Levi Strauss CEO Says ‘Biggest Regret’ Is Not Firing More People
In the wake of mass layoffs and a volatile job market, many CEOs say making cuts and restructuring decisions can be tough.
But for Levi Strauss CEO Charles Bergh, there’s nothing tough about it.
In a new interview with CNBC, Bergh claims that he fired more than half of the top executives at the company when he took over in September 2011.
“The easiest way to change the culture is to change the people. I had 11 direct reports, and in the first 18 months, nine of them were gone,” Bergh told CNBC in an interview.

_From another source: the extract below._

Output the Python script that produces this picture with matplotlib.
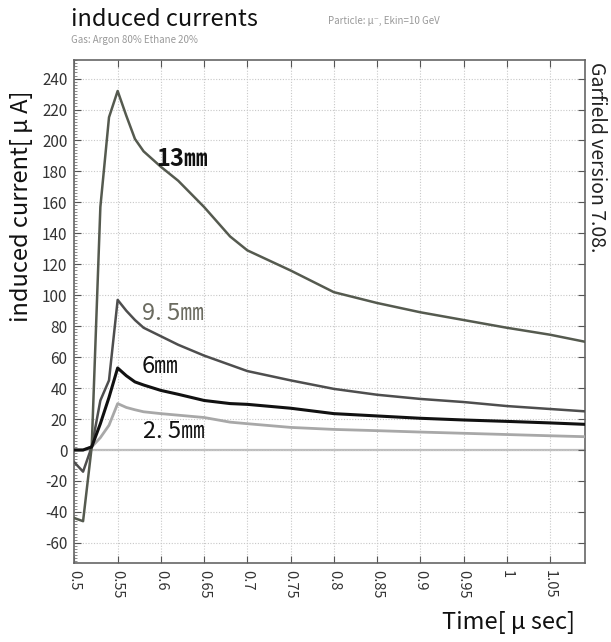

Profile shoot of Charles V Bergh, President & Chief Executive Officer of Levi Strauss & Co. (Getty Images)
When Bergh took over as CEO, the company was trying to resonate with younger buyers.
“The company’s performance had been really erratic for more than 10 years,” he said. “One year the revenues would go up, but the profits would go down. The next year, they would fix the profits, but the revenues went down.”
But as Bergh implemented changes to the company’s business model, he told CNBC that his biggest regret was that he didn’t let enough people go soon enough.
“My biggest regret is that we didn’t lean into some of these great leaders, and we lost some because I held on to somebody longer than I should have,” he said bluntly.
Bergh is set to step down as CEO next year. He will be succeeded by former Kohl’s CEO Michelle Gass.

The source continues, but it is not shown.